The policy requires all on-field personnel and players to stand for the anthem (or remain in the locker room until it's over). Specifically, "A club will be fined by the League if its personnel are on the field and do not stand and show respect for the flag and the Anthem."
"We want people to be respectful of the national anthem," NFL commissioner Roger Goodell said. "We want people to stand —that's all personnel — and make sure they treat this moment in a respectful fashion. That's something we think we owe. [But] we were also very sensitive to give players choices."
At least one owner, Jed York of the 49ers, said his team abstained in the vote, and Christopher Johnson, the chairman and C.E.O. of the Jets, said the team would not punish player who continue to kneel, saying he was bear the cost himself.
"It was unfortunate that on-field protests created a false perception among many that thousands of N.F.L. players were unpatriotic," Goodell said in a statement. "This is not and was never the case."
Christopher Johnson, the chairman and C.E.O. of the Jets, said the team would not punish players who choose to kneel during the anthem, despite the cost.
The NFL Players Association was not involved in the decision, and it's unclear how individual players will respond to the rule.
The protests were started by former 49ers quarterback Colin Kaepernick in direct response to police brutality of people of color, and were not a protest of the flag or Anthem itself. He was soon joined by dozens of fans who also knelt or locked arms in solidarity well into last season.

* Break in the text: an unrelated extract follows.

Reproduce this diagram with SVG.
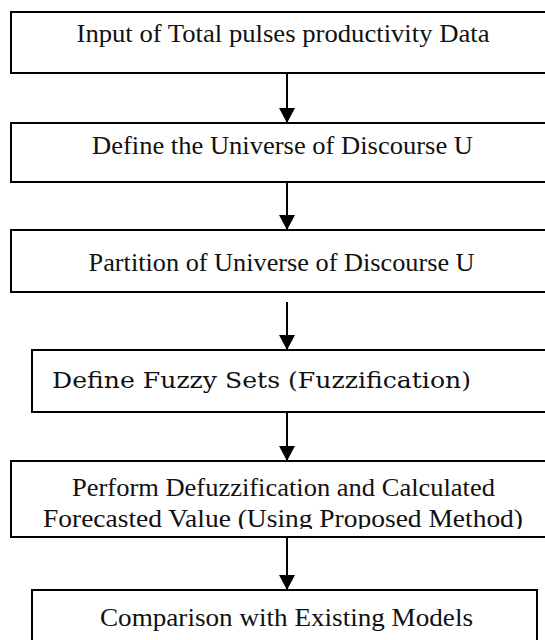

Some fans applauded the move, while others decried it as disrespectful to the flag and the military. Donald Trump called out Kaepernick specifically in a speech, referring to him as a "son of a bitch" and frequently tweeted over the past several months that the NFL should change its policy. His complaints seem to have paid off.
Kaepernick and former 49ers safety Eric Reid have both filed collusion cases against the league after being unable to find positions as free agents.